▶ _Provided records_
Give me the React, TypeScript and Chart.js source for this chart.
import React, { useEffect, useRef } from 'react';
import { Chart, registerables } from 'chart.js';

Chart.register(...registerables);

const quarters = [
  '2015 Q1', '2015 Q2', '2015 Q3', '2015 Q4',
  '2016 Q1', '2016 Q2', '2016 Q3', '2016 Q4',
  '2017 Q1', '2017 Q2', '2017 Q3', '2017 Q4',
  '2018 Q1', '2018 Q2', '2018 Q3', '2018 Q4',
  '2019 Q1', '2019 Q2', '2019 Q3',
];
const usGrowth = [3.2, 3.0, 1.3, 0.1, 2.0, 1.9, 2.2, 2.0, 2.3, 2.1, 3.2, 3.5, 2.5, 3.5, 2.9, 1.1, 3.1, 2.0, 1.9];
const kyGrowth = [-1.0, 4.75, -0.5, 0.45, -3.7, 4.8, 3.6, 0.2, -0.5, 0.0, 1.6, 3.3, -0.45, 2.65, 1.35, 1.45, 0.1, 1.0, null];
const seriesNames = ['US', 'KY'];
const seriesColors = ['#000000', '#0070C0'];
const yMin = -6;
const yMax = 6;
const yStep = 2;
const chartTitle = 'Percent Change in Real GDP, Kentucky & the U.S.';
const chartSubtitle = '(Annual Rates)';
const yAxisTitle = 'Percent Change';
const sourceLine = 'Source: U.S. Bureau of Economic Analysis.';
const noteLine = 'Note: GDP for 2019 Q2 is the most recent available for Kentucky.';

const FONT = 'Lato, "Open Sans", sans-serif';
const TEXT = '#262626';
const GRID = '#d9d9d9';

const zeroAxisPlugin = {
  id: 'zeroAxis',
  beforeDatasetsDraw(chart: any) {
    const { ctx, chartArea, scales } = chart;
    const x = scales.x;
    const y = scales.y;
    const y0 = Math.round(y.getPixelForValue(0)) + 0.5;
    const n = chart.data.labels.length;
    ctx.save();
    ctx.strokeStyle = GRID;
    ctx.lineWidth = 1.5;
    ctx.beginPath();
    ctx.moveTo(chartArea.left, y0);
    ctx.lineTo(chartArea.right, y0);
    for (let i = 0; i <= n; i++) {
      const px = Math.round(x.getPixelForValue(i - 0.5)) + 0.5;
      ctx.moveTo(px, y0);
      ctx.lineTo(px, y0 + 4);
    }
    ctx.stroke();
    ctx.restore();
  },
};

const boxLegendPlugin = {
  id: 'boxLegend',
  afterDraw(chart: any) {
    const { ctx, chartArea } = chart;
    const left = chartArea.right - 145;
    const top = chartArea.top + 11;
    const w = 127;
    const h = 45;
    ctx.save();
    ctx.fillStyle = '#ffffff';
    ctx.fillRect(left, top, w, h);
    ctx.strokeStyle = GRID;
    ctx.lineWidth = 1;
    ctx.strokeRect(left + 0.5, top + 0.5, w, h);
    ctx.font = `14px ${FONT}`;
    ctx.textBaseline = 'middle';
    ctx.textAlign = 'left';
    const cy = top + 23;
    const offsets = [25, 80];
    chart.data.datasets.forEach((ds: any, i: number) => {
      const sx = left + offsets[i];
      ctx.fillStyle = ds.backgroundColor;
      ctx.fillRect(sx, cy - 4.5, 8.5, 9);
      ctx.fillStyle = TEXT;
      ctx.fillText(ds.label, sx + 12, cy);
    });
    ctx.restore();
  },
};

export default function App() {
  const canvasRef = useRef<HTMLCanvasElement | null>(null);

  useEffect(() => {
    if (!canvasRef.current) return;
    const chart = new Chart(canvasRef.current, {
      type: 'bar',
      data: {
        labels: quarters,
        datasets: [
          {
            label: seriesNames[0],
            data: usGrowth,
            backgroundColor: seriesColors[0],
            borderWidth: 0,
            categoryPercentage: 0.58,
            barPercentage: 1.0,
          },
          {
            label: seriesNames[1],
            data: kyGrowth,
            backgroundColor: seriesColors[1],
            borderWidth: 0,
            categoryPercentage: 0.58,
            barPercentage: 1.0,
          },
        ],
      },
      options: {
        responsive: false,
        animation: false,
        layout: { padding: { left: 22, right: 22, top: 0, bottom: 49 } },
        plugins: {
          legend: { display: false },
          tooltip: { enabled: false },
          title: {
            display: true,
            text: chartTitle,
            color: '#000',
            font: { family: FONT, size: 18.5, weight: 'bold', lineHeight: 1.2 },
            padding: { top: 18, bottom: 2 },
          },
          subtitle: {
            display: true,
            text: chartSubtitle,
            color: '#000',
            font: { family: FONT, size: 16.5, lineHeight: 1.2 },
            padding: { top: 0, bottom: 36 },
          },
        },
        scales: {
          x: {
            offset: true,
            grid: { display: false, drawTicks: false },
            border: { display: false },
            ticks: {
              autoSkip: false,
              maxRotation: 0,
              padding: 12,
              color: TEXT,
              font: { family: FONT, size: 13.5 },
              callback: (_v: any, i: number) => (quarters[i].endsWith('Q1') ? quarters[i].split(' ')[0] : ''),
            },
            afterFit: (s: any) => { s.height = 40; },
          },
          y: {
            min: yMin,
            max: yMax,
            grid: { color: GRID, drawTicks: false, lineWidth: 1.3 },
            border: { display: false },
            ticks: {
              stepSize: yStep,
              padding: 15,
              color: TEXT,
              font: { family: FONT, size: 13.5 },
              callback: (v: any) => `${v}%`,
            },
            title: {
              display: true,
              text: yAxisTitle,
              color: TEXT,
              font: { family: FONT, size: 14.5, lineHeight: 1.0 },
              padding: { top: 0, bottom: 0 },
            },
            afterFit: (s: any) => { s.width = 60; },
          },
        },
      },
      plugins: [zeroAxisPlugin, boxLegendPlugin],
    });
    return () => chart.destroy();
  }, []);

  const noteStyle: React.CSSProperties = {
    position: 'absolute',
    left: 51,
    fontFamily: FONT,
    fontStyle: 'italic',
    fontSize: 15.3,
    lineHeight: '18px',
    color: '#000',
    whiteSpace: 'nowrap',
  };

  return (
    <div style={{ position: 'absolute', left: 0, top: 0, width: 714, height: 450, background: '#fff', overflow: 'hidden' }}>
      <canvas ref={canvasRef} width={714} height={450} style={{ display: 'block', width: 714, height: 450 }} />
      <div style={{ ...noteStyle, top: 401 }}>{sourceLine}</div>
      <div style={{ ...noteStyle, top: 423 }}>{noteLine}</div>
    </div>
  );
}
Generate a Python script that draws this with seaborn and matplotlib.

▶ _What the task asks_
Reproduce the listing above verbatim, from first line to last.

▶ _Written response_
Give me the React, TypeScript and Chart.js source for this chart.
import React, { useEffect, useRef } from 'react';
import { Chart, registerables } from 'chart.js';

Chart.register(...registerables);

const quarters = [
  '2015 Q1', '2015 Q2', '2015 Q3', '2015 Q4',
  '2016 Q1', '2016 Q2', '2016 Q3', '2016 Q4',
  '2017 Q1', '2017 Q2', '2017 Q3', '2017 Q4',
  '2018 Q1', '2018 Q2', '2018 Q3', '2018 Q4',
  '2019 Q1', '2019 Q2', '2019 Q3',
];
const usGrowth = [3.2, 3.0, 1.3, 0.1, 2.0, 1.9, 2.2, 2.0, 2.3, 2.1, 3.2, 3.5, 2.5, 3.5, 2.9, 1.1, 3.1, 2.0, 1.9];
const kyGrowth = [-1.0, 4.75, -0.5, 0.45, -3.7, 4.8, 3.6, 0.2, -0.5, 0.0, 1.6, 3.3, -0.45, 2.65, 1.35, 1.45, 0.1, 1.0, null];
const seriesNames = ['US', 'KY'];
const seriesColors = ['#000000', '#0070C0'];
const yMin = -6;
const yMax = 6;
const yStep = 2;
const chartTitle = 'Percent Change in Real GDP, Kentucky & the U.S.';
const chartSubtitle = '(Annual Rates)';
const yAxisTitle = 'Percent Change';
const sourceLine = 'Source: U.S. Bureau of Economic Analysis.';
const noteLine = 'Note: GDP for 2019 Q2 is the most recent available for Kentucky.';

const FONT = 'Lato, "Open Sans", sans-serif';
const TEXT = '#262626';
const GRID = '#d9d9d9';

const zeroAxisPlugin = {
  id: 'zeroAxis',
  beforeDatasetsDraw(chart: any) {
    const { ctx, chartArea, scales } = chart;
    const x = scales.x;
    const y = scales.y;
    const y0 = Math.round(y.getPixelForValue(0)) + 0.5;
    const n = chart.data.labels.length;
    ctx.save();
    ctx.strokeStyle = GRID;
    ctx.lineWidth = 1.5;
    ctx.beginPath();
    ctx.moveTo(chartArea.left, y0);
    ctx.lineTo(chartArea.right, y0);
    for (let i = 0; i <= n; i++) {
      const px = Math.round(x.getPixelForValue(i - 0.5)) + 0.5;
      ctx.moveTo(px, y0);
      ctx.lineTo(px, y0 + 4);
    }
    ctx.stroke();
    ctx.restore();
  },
};

const boxLegendPlugin = {
  id: 'boxLegend',
  afterDraw(chart: any) {
    const { ctx, chartArea } = chart;
    const left = chartArea.right - 145;
    const top = chartArea.top + 11;
    const w = 127;
    const h = 45;
    ctx.save();
    ctx.fillStyle = '#ffffff';
    ctx.fillRect(left, top, w, h);
    ctx.strokeStyle = GRID;
    ctx.lineWidth = 1;
    ctx.strokeRect(left + 0.5, top + 0.5, w, h);
    ctx.font = `14px ${FONT}`;
    ctx.textBaseline = 'middle';
    ctx.textAlign = 'left';
    const cy = top + 23;
    const offsets = [25, 80];
    chart.data.datasets.forEach((ds: any, i: number) => {
      const sx = left + offsets[i];
      ctx.fillStyle = ds.backgroundColor;
      ctx.fillRect(sx, cy - 4.5, 8.5, 9);
      ctx.fillStyle = TEXT;
      ctx.fillText(ds.label, sx + 12, cy);
    });
    ctx.restore();
  },
};

export default function App() {
  const canvasRef = useRef<HTMLCanvasElement | null>(null);

  useEffect(() => {
    if (!canvasRef.current) return;
    const chart = new Chart(canvasRef.current, {
      type: 'bar',
      data: {
        labels: quarters,
        datasets: [
          {
            label: seriesNames[0],
            data: usGrowth,
            backgroundColor: seriesColors[0],
            borderWidth: 0,
            categoryPercentage: 0.58,
            barPercentage: 1.0,
          },
          {
            label: seriesNames[1],
            data: kyGrowth,
            backgroundColor: seriesColors[1],
            borderWidth: 0,
            categoryPercentage: 0.58,
            barPercentage: 1.0,
          },
        ],
      },
      options: {
        responsive: false,
        animation: false,
        layout: { padding: { left: 22, right: 22, top: 0, bottom: 49 } },
        plugins: {
          legend: { display: false },
          tooltip: { enabled: false },
          title: {
            display: true,
            text: chartTitle,
            color: '#000',
            font: { family: FONT, size: 18.5, weight: 'bold', lineHeight: 1.2 },
            padding: { top: 18, bottom: 2 },
          },
          subtitle: {
            display: true,
            text: chartSubtitle,
            color: '#000',
            font: { family: FONT, size: 16.5, lineHeight: 1.2 },
            padding: { top: 0, bottom: 36 },
          },
        },
        scales: {
          x: {
            offset: true,
            grid: { display: false, drawTicks: false },
            border: { display: false },
            ticks: {
              autoSkip: false,
              maxRotation: 0,
              padding: 12,
              color: TEXT,
              font: { family: FONT, size: 13.5 },
              callback: (_v: any, i: number) => (quarters[i].endsWith('Q1') ? quarters[i].split(' ')[0] : ''),
            },
            afterFit: (s: any) => { s.height = 40; },
          },
          y: {
            min: yMin,
            max: yMax,
            grid: { color: GRID, drawTicks: false, lineWidth: 1.3 },
            border: { display: false },
            ticks: {
              stepSize: yStep,
              padding: 15,
              color: TEXT,
              font: { family: FONT, size: 13.5 },
              callback: (v: any) => `${v}%`,
            },
            title: {
              display: true,
              text: yAxisTitle,
              color: TEXT,
              font: { family: FONT, size: 14.5, lineHeight: 1.0 },
              padding: { top: 0, bottom: 0 },
            },
            afterFit: (s: any) => { s.width = 60; },
          },
        },
      },
      plugins: [zeroAxisPlugin, boxLegendPlugin],
    });
    return () => chart.destroy();
  }, []);

  const noteStyle: React.CSSProperties = {
    position: 'absolute',
    left: 51,
    fontFamily: FONT,
    fontStyle: 'italic',
    fontSize: 15.3,
    lineHeight: '18px',
    color: '#000',
    whiteSpace: 'nowrap',
  };

  return (
    <div style={{ position: 'absolute', left: 0, top: 0, width: 714, height: 450, background: '#fff', overflow: 'hidden' }}>
      <canvas ref={canvasRef} width={714} height={450} style={{ display: 'block', width: 714, height: 450 }} />
      <div style={{ ...noteStyle, top: 401 }}>{sourceLine}</div>
      <div style={{ ...noteStyle, top: 423 }}>{noteLine}</div>
    </div>
  );
}
Generate a Python script that draws this with seaborn and matplotlib.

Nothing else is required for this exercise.